Wednesday, March 25, 2009

Paging Dr. Robert


My clock-radio is locked on Q104.3, New York City’s only classic rock station. The alarm trips, as it has for years, at noon. The main perk of being a freelancer is that I can keep my own hours (not to mention my daily commute is only two steps, the distance from my bed to my desk). On week days I am woken by the mid-day Beatles block: a handful of Fab Four tunes played in seriatim, because, as the station opines, everybody should get to hear John, Paul, George, and Ringo every day. The Beatles used to be one of my favorite bands; but that was before my thinning hair transmogrified my mood into a cantankerous ennui. “Here Comes the Sun”? Go to hell, George Harrison, and take the sun with you; those rays, like a concerted salvo of Spartan arrows, pierce my thin strands and highlight my unsightly glossy dome. Rather than the sun coming, might as well be Jason Voorhees coming with a big machete for all I care; he's bald too, who knows, maybe we'd get along. “Octopus’s Garden”? What is it with you, George?
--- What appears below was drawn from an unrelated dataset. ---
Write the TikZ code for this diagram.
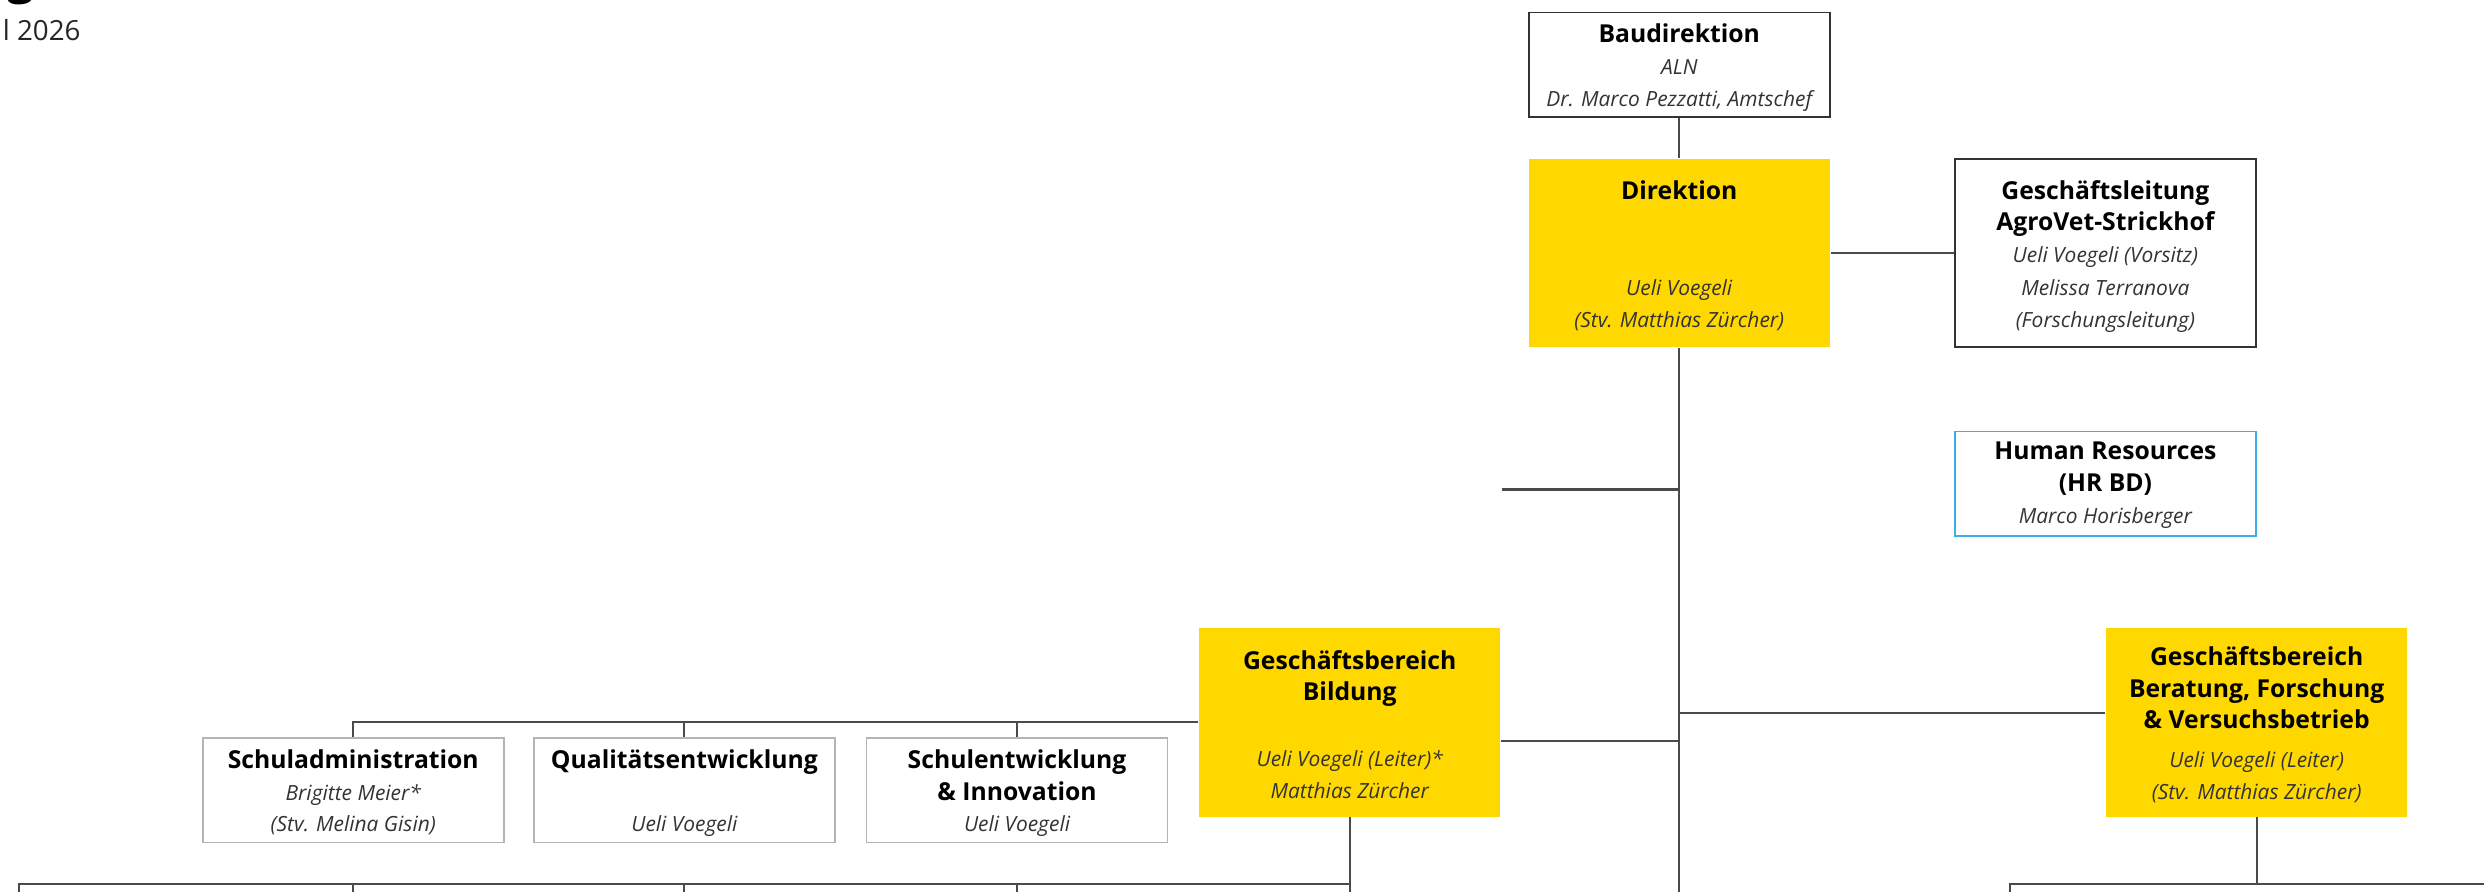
\documentclass[tikz,border=0pt]{standalone}
\usepackage{fontspec}
\setmainfont{Open Sans}
\definecolor{gelb}{HTML}{FFD800}
\definecolor{boxdark}{HTML}{333333}
\definecolor{boxgray}{HTML}{B4B4B4}
\definecolor{hrblue}{HTML}{3AAEE6}
\definecolor{linegray}{HTML}{4A4A4A}
\definecolor{namegray}{HTML}{333333}
\begin{document}
\begin{tikzpicture}[x=1pt,y=-1pt,
  base/.style={inner sep=0pt, minimum width=190pt, line width=1pt},
  topbox/.style={base, draw=boxdark, fill=white},
  ybox/.style={base, fill=gelb, draw=none, minimum height=119pt},
  subbox/.style={base, draw=boxgray, fill=white, minimum height=66pt},
  hrbox/.style={base, draw=hrblue, fill=white, minimum height=66pt},
  ttl/.style={anchor=base, inner sep=0pt, font=\fontsize{15.6}{18}\selectfont\bfseries, text=black},
  nm/.style={anchor=base, inner sep=0pt, font=\fontsize{13.2}{15}\selectfont\itshape, text=namegray},
  conn/.style={draw=linegray, line width=1.3pt}]
\useasboundingbox (0,0) rectangle (1568,563);
\clip (0,0) rectangle (1568,563);

% header fragments
\node[anchor=base, inner sep=0pt, font=\fontsize{30}{36}\selectfont\bfseries, text=black] (titleg) at (13.5,-4) {g};
\node[anchor=base east, inner sep=0pt, font=\fontsize{17.5}{20}\selectfont, text=black!85] (datum) at (51,25.7) {l 2026};

% boxes
\node[topbox, minimum height=66pt] (baud) at (1060,41) {};
\node[ybox] (dir) at (1060,159.7) {};
\node[topbox, minimum height=119pt] (gl) at (1329,159.7) {};
\node[hrbox] (hr) at (1329,305.5) {};
\node[ybox] (bild) at (852,456) {};
\node[ybox] (berat) at (1424.5,456) {};
\node[subbox] (schul) at (223,498.7) {};
\node[subbox] (qual) at (432,498.7) {};
\node[subbox] (sentw) at (642,498.7) {};

% texts
\node[ttl] (baudT) at (1060,27) {Baudirektion};
\node[nm] (baudA) at (1060,47.3) {ALN};
\node[nm] (baudB) at (1060,67.5) {Dr. Marco Pezzatti, Amtschef};

\node[ttl] (dirT) at (1060,125.8) {Direktion};
\node[nm] (dirA) at (1060,186.5) {Ueli Voegeli};
\node[nm] (dirB) at (1060,206.5) {(Stv. Matthias Zürcher)};

\node[ttl] (glT) at (1329,125.8) {Geschäftsleitung};
\node[ttl] (glT2) at (1329,145.6) {AgroVet-Strickhof};
\node[nm] (glA) at (1329,166) {Ueli Voegeli (Vorsitz)};
\node[nm] (glB) at (1329,186.5) {Melissa Terranova};
\node[nm] (glC) at (1329,206.5) {(Forschungsleitung)};

\node[ttl] (hrT) at (1329,290) {Human Resources};
\node[ttl] (hrT2) at (1329,310.2) {(HR BD)};
\node[nm] (hrA) at (1329,330.4) {Marco Horisberger};

\node[ttl] (bildT) at (852,422.6) {Geschäftsbereich};
\node[ttl] (bildT2) at (852,442.3) {Bildung};
\node[nm] (bildA) at (852,483.6) {Ueli Voegeli (Leiter)*};
\node[nm] (bildB) at (852,504) {Matthias Zürcher};

\node[ttl] (beratT) at (1424.5,419.8) {Geschäftsbereich};
\node[ttl] (beratT2) at (1424.5,440.2) {Beratung, Forschung};
\node[ttl] (beratT3) at (1424.5,460) {\& Versuchsbetrieb};
\node[nm] (beratA) at (1424.5,484.4) {Ueli Voegeli (Leiter)};
\node[nm] (beratB) at (1424.5,504.6) {(Stv. Matthias Zürcher)};

\node[ttl] (schulT) at (223,485) {Schuladministration};
\node[nm] (schulA) at (223,505) {Brigitte Meier*};
\node[nm] (schulB) at (223,525) {(Stv. Melina Gisin)};

\node[ttl] (qualT) at (432,485) {Qualitätsentwicklung};
\node[nm] (qualA) at (432,525) {Ueli Voegeli};

\node[ttl] (sentwT) at (642,485) {Schulentwicklung};
\node[ttl] (sentwT2) at (642,505) {\& Innovation};
\node[nm] (sentwA) at (642,525) {Ueli Voegeli};

% free ends
\coordinate (trunkEnd) at (1060,566);
\coordinate (stubL) at (948,309);
\coordinate (botL) at (12,558);
\coordinate (botLd) at (12,566);
\coordinate (botR) at (1269,558);
\coordinate (botRd) at (1269,566);
\coordinate (botRe) at (1570,558);
\path ([yshift=-12pt]bild.east) coordinate (bildR);
\path ([yshift=6pt]berat.west) coordinate (beratL);

% connectors
\draw[conn] (baud.south) -- (dir.north);
\draw[conn] (dir.east) -- (gl.west);
\draw[conn] (dir.south) -- (trunkEnd);
\draw[conn] (stubL) -- (stubL -| dir.south);
\draw[conn] (bildR) -- (bildR -| dir.south);
\draw[conn] (beratL) -- (beratL -| dir.south);
\draw[conn] (bild.west) -- (bild.west -| schul.north) -- (schul.north);
\draw[conn] (bild.west -| qual.north) -- (qual.north);
\draw[conn] (bild.west -| sentw.north) -- (sentw.north);
\draw[conn] (bild.south) -- (bild.south |- trunkEnd);
\draw[conn] (botLd) -- (botL) -- (botL -| bild.south);
\draw[conn] (schul.south |- botL) -- (schul.south |- botLd);
\draw[conn] (qual.south |- botL) -- (qual.south |- botLd);
\draw[conn] (sentw.south |- botL) -- (sentw.south |- botLd);
\draw[conn] (berat.south) -- (berat.south |- botL);
\draw[conn] (botRd) -- (botR) -- (botRe);
\end{tikzpicture}
\end{document}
No, I don’t care how happy you say we’d be, I’m not going into the sea with you; don’t you know that guys can’t swim with thinning hair? Looks terrible; especially the Rob Corddry patch that’s clinging above my forehead, it would end up resembling a drowned gerbil. And what’s that you sing, Paul? “Got up, got out of bed, dragged a comb across my head?” I’d like you to try a day in this life, you mop-headed Blue Meanie. In fact, today, I might remain abed, bald, hiding under the covers. I’d be a bald-faced liar if I said I didn't feel just like Eleanor Rigby.

I’ve stopped enjoying the things I used to love. It’s time to see Dr. Roberts about some pills. No, not amphetamines or LSD or marijuana or whatever else the Beatles perchance were implying. Not this time. I’m talking Propecia.